_GOAL_: Copy from the first line below down to and including the line with "linewidth=1.6, zorder=3)". Skip the pictures.

_DATASET EXTRACT_:
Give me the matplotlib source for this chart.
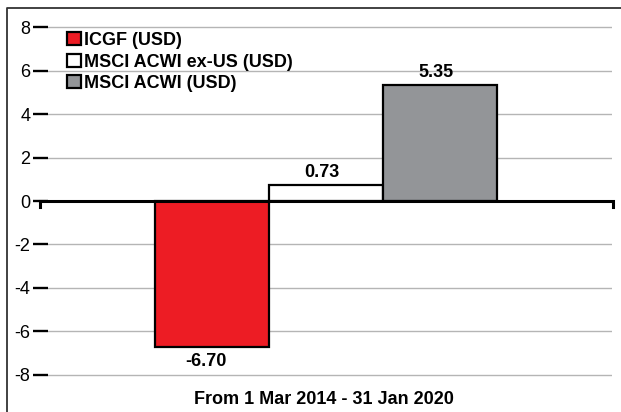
import matplotlib
matplotlib.use("Agg")
import matplotlib.pyplot as plt
from matplotlib.lines import Line2D

# data
series = ["ICGF (USD)", "MSCI ACWI ex-US (USD)", "MSCI ACWI (USD)"]
values = [-6.70, 0.73, 5.35]
value_labels = ["-6.70", "0.73", "5.35"]
colors = ["#ED1C24", "#FFFFFF", "#939598"]
yticks = [8, 6, 4, 2, 0, -2, -4, -6, -8]
xlabel = "From 1 Mar 2014 - 31 Jan 2020"

plt.rcParams['font.family'] = ['Liberation Sans', 'DejaVu Sans']

W, H = 621, 412
fig = plt.figure(figsize=(W / 100, H / 100), dpi=100)

# axes placement in pixels
ax_l, ax_r = 48, 612
ax_top, ax_bot = 14, 388
ax = fig.add_axes([ax_l / W, (H - ax_bot) / H, (ax_r - ax_l) / W, (ax_bot - ax_top) / H])

x = [0, 1, 2]
bars = ax.bar(x, values, width=1.0, color=colors, edgecolor="black",
              linewidth=1.6, zorder=3)

# value labels
for xi, v, lab in zip(x, values, value_labels):
    if v >= 0:
        ax.annotate(lab, (xi - 0.04, v), xytext=(0, 9), textcoords="offset points",
                    ha="center", va="center", fontsize=13, fontweight="bold")
    else:
        ax.annotate(lab, (xi - 0.06, v), xytext=(0, -11), textcoords="offset points",
                    ha="center", va="center", fontsize=13, fontweight="bold")

px = 114.0
x0 = 212.5
ax.set_xlim((ax_l - x0) / px, (ax_r - x0) / px)
ax.set_ylim(-8.6, 8.6)
ax.set_yticks(yticks)
ax.set_yticklabels([str(t) if t >= 0 else "-" + str(-t) for t in yticks])
ax.set_xticks([])
ax.tick_params(axis="y", direction="out", length=10.8, width=1.7,
               pad=2, labelsize=13, color="black")
for s in ax.spines.values():
    s.set_visible(False)
ax.grid(axis="y", color="#b5b5b5", linewidth=1.0, zorder=0)
ax.set_axisbelow(True)

# thick zero line with small hooks at the ends
xl, xr = (40 - x0) / px, (613 - x0) / px
ax.plot([xl, xl, xr, xr], [-0.28, 0, 0, -0.28], color="black", linewidth=2.2,
        clip_on=False, zorder=4, solid_joinstyle="miter")

# legend
handles = [plt.Rectangle((0, 0), 1, 1, facecolor=c, edgecolor="black", linewidth=1.6)
           for c in colors]
leg = ax.legend(handles, series, loc="upper left",
                bbox_to_anchor=((67 - ax_l) / (ax_r - ax_l), 1 - (32 - ax_top) / (ax_bot - ax_top)),
                frameon=False, prop={"weight": "bold", "size": 13},
                handlelength=0.75, handleheight=0.75, handletextpad=0.2,
                labelspacing=0.25, borderpad=0, borderaxespad=0)

fig.text(324 / W, 1 - 400 / H, xlabel, ha="center", va="center",
         fontsize=13, fontweight="bold")

# outer frame (left and top)
fig.add_artist(Line2D([7 / W, 7 / W, 1.0], [0, 1 - 8 / H, 1 - 8 / H],
                      transform=fig.transFigure, color="#333333", linewidth=1.3))

fig.savefig("out.png", dpi=100)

_ANSWER TO THE PROBLEM_:
Give me the matplotlib source for this chart.
import matplotlib
matplotlib.use("Agg")
import matplotlib.pyplot as plt
from matplotlib.lines import Line2D

# data
series = ["ICGF (USD)", "MSCI ACWI ex-US (USD)", "MSCI ACWI (USD)"]
values = [-6.70, 0.73, 5.35]
value_labels = ["-6.70", "0.73", "5.35"]
colors = ["#ED1C24", "#FFFFFF", "#939598"]
yticks = [8, 6, 4, 2, 0, -2, -4, -6, -8]
xlabel = "From 1 Mar 2014 - 31 Jan 2020"

plt.rcParams['font.family'] = ['Liberation Sans', 'DejaVu Sans']

W, H = 621, 412
fig = plt.figure(figsize=(W / 100, H / 100), dpi=100)

# axes placement in pixels
ax_l, ax_r = 48, 612
ax_top, ax_bot = 14, 388
ax = fig.add_axes([ax_l / W, (H - ax_bot) / H, (ax_r - ax_l) / W, (ax_bot - ax_top) / H])

x = [0, 1, 2]
bars = ax.bar(x, values, width=1.0, color=colors, edgecolor="black",
              linewidth=1.6, zorder=3)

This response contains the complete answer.